By Jessica Frater, Mike Daniels, Jessica Tacey, Paul Johnson, Emily K. Madsen, Darragh Hare.

Wild deer are iconic Scottish animals. However, their numbers are increasing due to a lack of natural predators such as lynx and wolves, land management decisions that favour high deer numbers, and limited public participation in deer hunting. High deer populations cause problems for biodiversity, ecology, people, and the economy, through browsing and trampling of natural habitats and crops, as well as compromising the welfare of deer themselves.
In response, the Scottish Government is considering legislation to increase the deer cull. This is likely to be controversial. As a result, deer management frequently features in Scottish media.
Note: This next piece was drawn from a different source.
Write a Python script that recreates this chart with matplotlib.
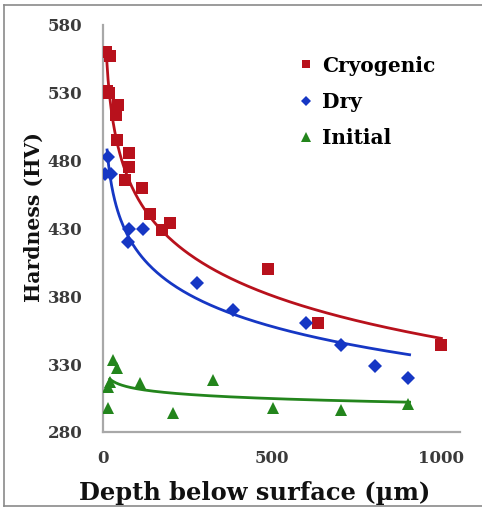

Understanding how media coverage can make deer culling more or less acceptable to the Scottish public is valuable for anticipating the success of the proposal.
We used an online experiment to test whether members of the Scottish public viewed increasing the deer cull to be more or less acceptable depending on the type of messages they were shown in mock online news articles. Informed by theory and existing Scottish news coverage, we varied the reason given for increasing the cull and the image used to test if acceptability was sensitive to these.
We found that participants were generally accepting of increasing the deer cull. We also found that changing the messages people read did not influence their acceptability, apart from a small effect of changing the image: participants were slightly more likely to say increasing the cull was acceptable if they were shown an image of a healthy deer and setting compared to one of an unhealthy deer and setting. Our results were surprising because they challenge assumptions about how people perceive controversial issues and how messages may sway their perspectives.
Instead, the gender and social identities of participants (whether they were deer hunters or supporters of animal protection), as well as knowledge and experiences of deer and trust in the Scottish Government, were more important predictors of acceptability. Engaging with these aspects could help reduce social conflict as Scotland moves towards a more sustainable system of deer management which will involve higher levels of culling, a controversial issue in wildlife conservation.